Things Your Interviewer Doesn’t Want To Hear
Sam Wilson, November 26, 2013
An interview is your opportunity to showcase your skills, talk about your experience and demonstrate why you are the perfect person for the job. Far too many candidates throw away this opportunity and ruin their chances by talking about things that the interviewer simply has no interest in hearing. Don’t let yourself succumb to these often far too tempting mistakes. Below are some prime examples.
How much you need the job.
It might have been a long time since you’ve been in work and this interview is a shining glimmer of hope. You might feel that showing how much you want the job will be an indication of how hard you will work. Unfortunately your interviewer is unlikely to see it this way. Desperation is never attractive and they would much rather have someone who is confident and they have to chase. No matter how much you want the job go into the interview with confidence and make them want you for the right reasons.
How much you dislike your old boss.
We’ve all had jobs we couldn’t wait to leave and bosses who made our lives hell. However unpleasant these memories, they are always best left in the past. Your interviewer doesn’t want to hear about problems you’ve had with your previous employer, it will never work in your favour. Stick with positive points, highlight what you have learnt from your previous positions and always give the impression that you have always been a pleasure to work with. Don’t let unpleasant past experiences ruin your future prospects.
Anything that you can’t back up with an example.
It’s really important that you go into an interview prepared with examples of your achievements and skills. Whether this is how playing in a sports team helped develop your ability to work as part of a team or handling multiple client accounts improved your time management. If you can’t provide an example for anything you say then it could look like a lie and once that is the case it will be incredibly difficult to redeem yourself. Read the job description, think about the skills they are looking for and prepare examples to demonstrate that you possess them.
Everything about their company, especially if they didn’t ask.
It is obviously essential that you can demonstrate a good knowledge of what the company does, however the interviewer knows when the company was founded, who its clients are and how many employees they have and don’t need you to remind them. What your interviewer wants to hear when they ask the question “what do you know about our company?” is what you understand about the nature of the business, the role that you would play if you were offered the position and why that interests you. A pre-prepared company biography will not impress them so don’t waste the precious time you have with them.

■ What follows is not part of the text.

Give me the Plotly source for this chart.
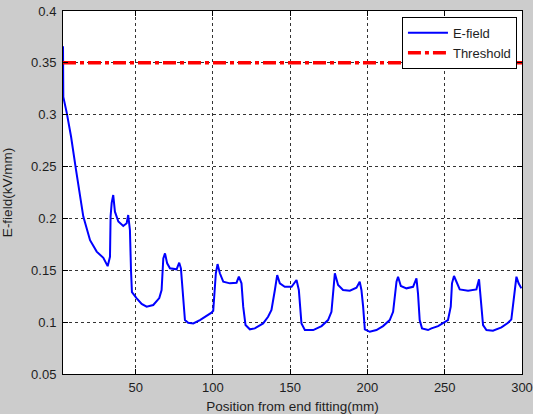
import plotly.graph_objects as go

# E-field curve
pos_mm = [3, 3.2, 5.4, 8.2, 11.4, 16.1, 20.5, 24.8, 29.1, 31.9, 33.4, 33.8, 34.5, 35.5, 36.6, 38.8,
          42.0, 44.2, 45.2, 46.3, 47.0, 47.6, 50.7, 53.9, 57.1, 61.4, 65.3, 66.8, 67.9, 69.0, 70.4,
          72.2, 76.5, 78.2, 79.3, 80.1, 81.9, 84.0, 87.3, 91.6, 95.9, 99.1, 100.2, 101.3, 101.9,
          103.0, 104.5, 106.7, 111.0, 115.3, 116.8, 118.5, 119.6, 121.1, 123.9, 127.1, 132.5,
          135.7, 137.9, 140.1, 141.6, 143.3, 146.5, 150.9, 153.0, 154.1, 155.6, 157.3, 159.5,
          164.9, 170.3, 174.5, 176.7, 177.8, 178.9, 181.0, 184.2, 188.6, 192.9, 195.0, 196.1,
          197.2, 198.3, 201.5, 205.8, 210.1, 214.4, 216.6, 217.7, 218.8, 219.8, 221.6, 225.2,
          229.5, 231.7, 232.7, 233.8, 235.3, 239.2, 241.4, 245.7, 248.9, 252.1, 253.9, 254.7,
          256.0, 257.6, 259.7, 265.1, 270.5, 272.2, 273.3, 274.8, 277.0, 281.2, 286.7, 291.0,
          293.1, 294.2, 295.3, 296.4, 297.8, 299.6]
efield = [0.366, 0.317, 0.302, 0.279, 0.247, 0.202, 0.179, 0.168, 0.162, 0.154, 0.163, 0.202, 0.215,
          0.2226, 0.2065, 0.197, 0.1927, 0.1953, 0.2033, 0.1888, 0.150, 0.129, 0.123, 0.1175, 0.1149,
          0.1165, 0.1232, 0.131, 0.1615, 0.1663, 0.1567, 0.1519, 0.1509, 0.1573, 0.1519, 0.1341,
          0.102, 0.0994, 0.0988, 0.102, 0.1059, 0.1091, 0.111, 0.131, 0.1471, 0.156, 0.1471, 0.139,
          0.1374, 0.138, 0.1438, 0.1374, 0.1149, 0.0972, 0.0931, 0.094, 0.0988, 0.1052, 0.1117,
          0.131, 0.1454, 0.1374, 0.1341, 0.1341, 0.138, 0.1406, 0.131, 0.0988, 0.0924, 0.0924,
          0.0962, 0.102, 0.110, 0.131, 0.1471, 0.1358, 0.131, 0.1303, 0.1332, 0.139, 0.131, 0.1149,
          0.0931, 0.0907, 0.0924, 0.0962, 0.102, 0.110, 0.1278, 0.139, 0.1438, 0.1348, 0.1326,
          0.1341, 0.1422, 0.1278, 0.102, 0.094, 0.0924, 0.094, 0.0962, 0.0994, 0.102, 0.1149,
          0.1374, 0.1445, 0.139, 0.1316, 0.1303, 0.1316, 0.1413, 0.1245, 0.0972, 0.0924, 0.0917,
          0.095, 0.0994, 0.1027, 0.1149, 0.131, 0.1438, 0.1374, 0.1326]

threshold_x = [3, 300]
threshold_y = [0.35, 0.35]

x_ticks = [50, 100, 150, 200, 250, 300]
y_ticks = [0.05, 0.1, 0.15, 0.2, 0.25, 0.3, 0.35, 0.4]
y_ticklabels = ["0.05", "0.1", "0.15", "0.2", "0.25", "0.3", "0.35", "0.4"]

FONT = "Liberation Sans, Arial"
TXT = "#1e1e1e"

fig = go.Figure()
fig.add_trace(go.Scatter(x=pos_mm, y=efield, mode="lines", name="E-field",
                         line=dict(color="#0000ff", width=2)))
fig.add_trace(go.Scatter(x=threshold_x, y=threshold_y, mode="lines", name="Threshold",
                         line=dict(color="#ff0000", width=3.5, dash="13px,4px,4px,4px")))

axis_common = dict(showline=True, linecolor="black", linewidth=1, mirror="ticks",
                   ticks="inside", ticklen=5, tickcolor="black", automargin=False,
                   showgrid=True, gridcolor="#333333", griddash="3px,3px", gridwidth=1,
                   zeroline=False, tickfont=dict(family=FONT, size=13, color=TXT))

fig.update_xaxes(range=[3, 300], tickvals=x_ticks, ticklabelstandoff=1,
                 title=dict(text="Position from end fitting(mm)",
                            font=dict(family=FONT, size=13.5, color=TXT)),
                 **axis_common)
fig.update_yaxes(range=[0.05, 0.4], tickvals=y_ticks, ticktext=y_ticklabels, ticklabelstandoff=3,
                 title=dict(text="E-field(kV/mm)", font=dict(family=FONT, size=13.5, color=TXT)),
                 **axis_common)

fig.update_layout(
    width=533, height=414,
    margin=dict(l=63, r=11, t=11, b=40, autoexpand=False),
    paper_bgcolor="#cccccc", plot_bgcolor="white",
    font=dict(family=FONT, size=13, color=TXT),
    legend=dict(x=0.989, y=0.984, xanchor="right", yanchor="top",
                bgcolor="white", bordercolor="black", borderwidth=1,
                font=dict(family=FONT, size=13, color=TXT),
                tracegroupgap=0, itemwidth=40),
    showlegend=True,
)

fig.write_html("out.html", config={"displayModeBar": False},
               post_script="document.body.style.margin='0';document.body.style.overflow='hidden';")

There are times when silence is golden, after an interviewer has asked a question is not one of those times. You should of course take a moment to consider your answer but an answer needs to come. We’ve all had that awful moment when your mind has gone blank and the English language has completely escaped your grasp, in this instance take a deep breath, a drink of water, let everything slow down in your mind and answer the question. An interview is your opportunity to talk, don’t let that opportunity disappear into silence. No pressure.
Your interviewer wants to give you the job, you just need to tell them why they should. Go prepared, stay positive, keep the content relevant and you’ll find you have success more often than not. Good luck.